What the task asks - Pick out the lines below that contain the string "diagram" and copy them all.

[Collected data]
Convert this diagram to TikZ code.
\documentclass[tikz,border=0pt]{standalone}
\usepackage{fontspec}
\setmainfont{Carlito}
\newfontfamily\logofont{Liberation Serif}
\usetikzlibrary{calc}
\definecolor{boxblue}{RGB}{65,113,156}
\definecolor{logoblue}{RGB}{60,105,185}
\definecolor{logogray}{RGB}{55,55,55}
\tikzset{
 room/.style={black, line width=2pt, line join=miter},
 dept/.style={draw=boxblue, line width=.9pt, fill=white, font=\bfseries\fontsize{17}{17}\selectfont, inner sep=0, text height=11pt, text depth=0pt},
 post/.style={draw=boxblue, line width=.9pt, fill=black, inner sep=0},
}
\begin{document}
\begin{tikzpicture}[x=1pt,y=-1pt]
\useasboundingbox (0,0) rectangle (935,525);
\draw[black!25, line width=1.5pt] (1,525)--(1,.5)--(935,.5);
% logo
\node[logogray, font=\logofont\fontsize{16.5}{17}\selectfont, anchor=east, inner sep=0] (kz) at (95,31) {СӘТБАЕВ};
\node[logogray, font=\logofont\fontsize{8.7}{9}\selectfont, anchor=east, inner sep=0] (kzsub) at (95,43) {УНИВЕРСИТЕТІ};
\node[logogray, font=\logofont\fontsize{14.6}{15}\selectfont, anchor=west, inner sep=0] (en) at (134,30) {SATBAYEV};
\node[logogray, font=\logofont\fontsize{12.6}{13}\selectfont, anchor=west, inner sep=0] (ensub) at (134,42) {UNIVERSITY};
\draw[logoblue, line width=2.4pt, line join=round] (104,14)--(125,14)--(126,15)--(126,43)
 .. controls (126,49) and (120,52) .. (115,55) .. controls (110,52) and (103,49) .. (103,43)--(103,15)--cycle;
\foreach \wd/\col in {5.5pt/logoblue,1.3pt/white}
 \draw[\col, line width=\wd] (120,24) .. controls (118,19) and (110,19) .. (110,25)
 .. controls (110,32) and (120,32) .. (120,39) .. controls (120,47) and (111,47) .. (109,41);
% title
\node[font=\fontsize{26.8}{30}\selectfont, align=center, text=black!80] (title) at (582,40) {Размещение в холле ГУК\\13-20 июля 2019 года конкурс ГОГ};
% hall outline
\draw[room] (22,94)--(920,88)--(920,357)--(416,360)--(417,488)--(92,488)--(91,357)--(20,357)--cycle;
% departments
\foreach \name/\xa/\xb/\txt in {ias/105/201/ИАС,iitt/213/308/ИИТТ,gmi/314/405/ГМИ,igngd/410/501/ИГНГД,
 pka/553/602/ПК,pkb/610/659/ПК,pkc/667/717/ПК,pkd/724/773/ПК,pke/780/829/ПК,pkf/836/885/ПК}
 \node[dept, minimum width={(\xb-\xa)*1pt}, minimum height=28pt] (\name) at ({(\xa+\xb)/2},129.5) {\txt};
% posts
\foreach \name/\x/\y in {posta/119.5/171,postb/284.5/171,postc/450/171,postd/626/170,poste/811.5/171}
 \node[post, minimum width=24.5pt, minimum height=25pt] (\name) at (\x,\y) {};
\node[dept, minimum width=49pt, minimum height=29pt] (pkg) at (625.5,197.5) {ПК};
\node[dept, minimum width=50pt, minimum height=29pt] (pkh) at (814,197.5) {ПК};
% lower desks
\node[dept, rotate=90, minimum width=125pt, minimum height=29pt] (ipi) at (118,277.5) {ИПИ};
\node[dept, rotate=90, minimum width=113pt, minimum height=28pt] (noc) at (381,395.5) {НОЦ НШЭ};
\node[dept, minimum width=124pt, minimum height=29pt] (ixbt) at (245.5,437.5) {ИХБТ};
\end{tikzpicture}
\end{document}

---

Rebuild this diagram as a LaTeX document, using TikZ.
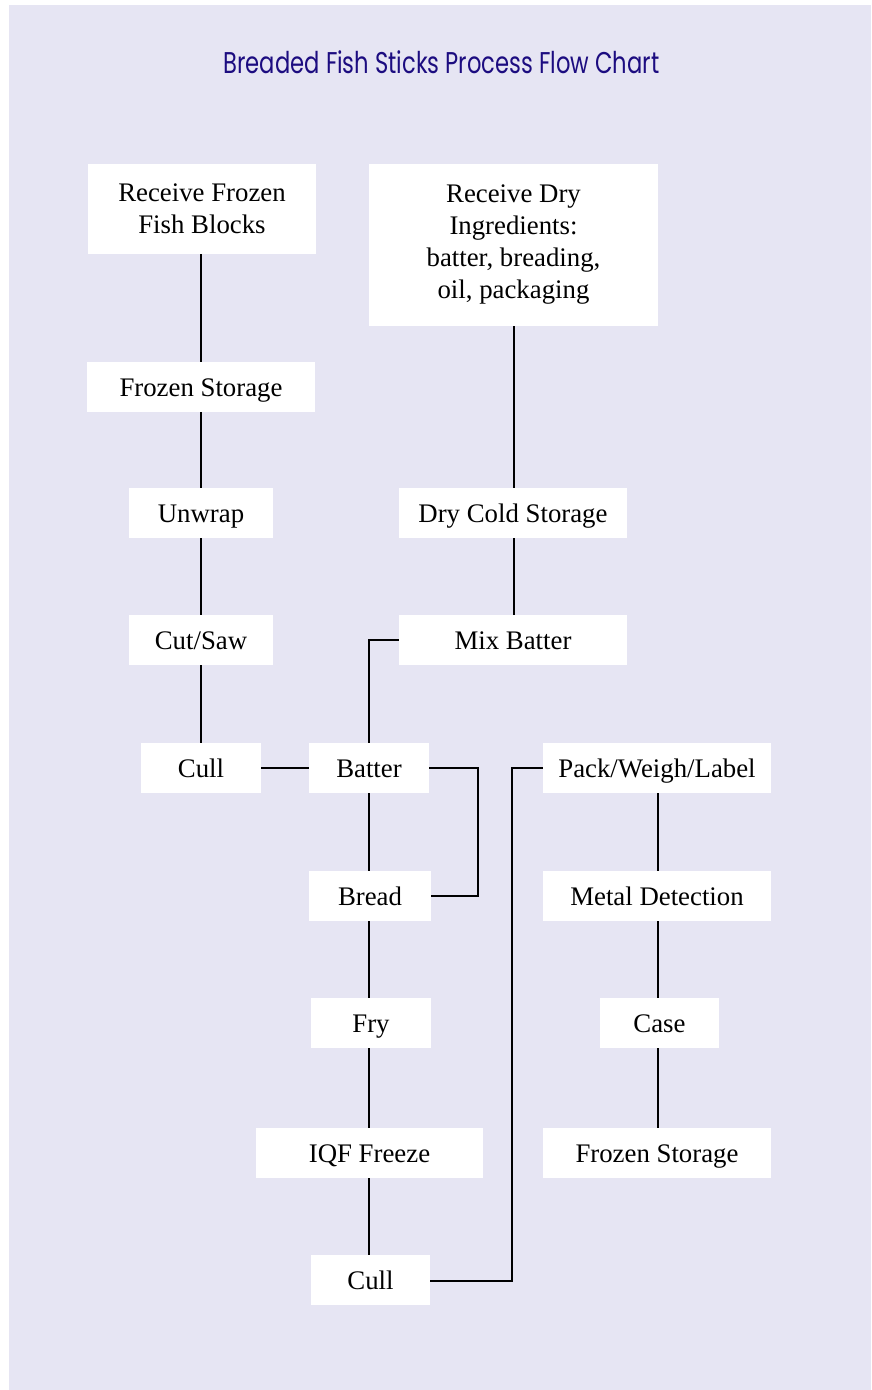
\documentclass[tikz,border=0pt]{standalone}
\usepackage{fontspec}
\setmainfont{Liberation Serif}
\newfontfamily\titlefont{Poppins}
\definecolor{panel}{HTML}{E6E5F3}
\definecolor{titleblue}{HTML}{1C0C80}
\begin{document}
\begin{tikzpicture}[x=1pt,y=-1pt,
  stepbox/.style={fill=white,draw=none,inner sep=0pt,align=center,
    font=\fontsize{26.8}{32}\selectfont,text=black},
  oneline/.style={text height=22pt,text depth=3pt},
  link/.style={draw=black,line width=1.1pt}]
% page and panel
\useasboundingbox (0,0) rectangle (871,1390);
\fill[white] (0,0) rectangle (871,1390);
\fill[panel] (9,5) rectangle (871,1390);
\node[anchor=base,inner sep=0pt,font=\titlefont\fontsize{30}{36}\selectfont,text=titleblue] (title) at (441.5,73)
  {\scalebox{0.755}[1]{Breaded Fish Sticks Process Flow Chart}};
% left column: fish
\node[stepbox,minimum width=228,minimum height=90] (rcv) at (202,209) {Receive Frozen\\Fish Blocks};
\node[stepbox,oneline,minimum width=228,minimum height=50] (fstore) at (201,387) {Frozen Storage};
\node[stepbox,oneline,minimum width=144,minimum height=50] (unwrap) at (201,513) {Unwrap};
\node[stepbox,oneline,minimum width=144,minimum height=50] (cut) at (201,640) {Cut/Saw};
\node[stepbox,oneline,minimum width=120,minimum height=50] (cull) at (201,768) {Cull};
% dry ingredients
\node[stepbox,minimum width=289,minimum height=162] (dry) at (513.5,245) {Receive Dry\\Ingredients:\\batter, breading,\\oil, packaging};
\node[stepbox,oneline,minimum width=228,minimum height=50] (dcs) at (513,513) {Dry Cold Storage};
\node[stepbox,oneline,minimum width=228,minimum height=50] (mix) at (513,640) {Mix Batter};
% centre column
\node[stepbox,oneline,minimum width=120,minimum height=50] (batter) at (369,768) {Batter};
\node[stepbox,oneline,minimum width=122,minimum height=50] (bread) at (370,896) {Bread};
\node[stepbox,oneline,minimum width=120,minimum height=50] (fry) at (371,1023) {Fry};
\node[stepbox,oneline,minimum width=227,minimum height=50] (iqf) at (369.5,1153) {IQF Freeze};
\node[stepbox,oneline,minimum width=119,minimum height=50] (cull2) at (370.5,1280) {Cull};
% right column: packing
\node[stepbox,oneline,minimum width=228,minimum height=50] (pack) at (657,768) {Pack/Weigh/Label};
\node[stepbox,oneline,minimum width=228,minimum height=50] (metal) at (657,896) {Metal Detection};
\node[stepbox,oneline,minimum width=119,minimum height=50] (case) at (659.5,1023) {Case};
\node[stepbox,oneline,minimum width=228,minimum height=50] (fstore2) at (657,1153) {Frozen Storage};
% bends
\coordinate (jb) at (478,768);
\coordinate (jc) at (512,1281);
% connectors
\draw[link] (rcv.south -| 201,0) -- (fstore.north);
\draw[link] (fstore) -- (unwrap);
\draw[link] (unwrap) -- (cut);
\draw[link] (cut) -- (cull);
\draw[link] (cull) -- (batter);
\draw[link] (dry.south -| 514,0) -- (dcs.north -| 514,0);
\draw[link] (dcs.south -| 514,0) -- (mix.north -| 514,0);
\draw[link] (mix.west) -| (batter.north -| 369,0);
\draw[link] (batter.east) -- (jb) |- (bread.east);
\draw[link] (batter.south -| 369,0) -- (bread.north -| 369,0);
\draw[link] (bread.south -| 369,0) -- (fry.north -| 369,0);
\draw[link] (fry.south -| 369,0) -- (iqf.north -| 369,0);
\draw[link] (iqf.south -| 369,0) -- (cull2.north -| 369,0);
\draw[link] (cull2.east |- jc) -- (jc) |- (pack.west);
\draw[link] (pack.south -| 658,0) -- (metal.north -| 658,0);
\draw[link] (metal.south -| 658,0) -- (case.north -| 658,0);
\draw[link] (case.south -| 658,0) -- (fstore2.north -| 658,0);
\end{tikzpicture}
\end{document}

Correct result -
Convert this diagram to TikZ code.
Rebuild this diagram as a LaTeX document, using TikZ.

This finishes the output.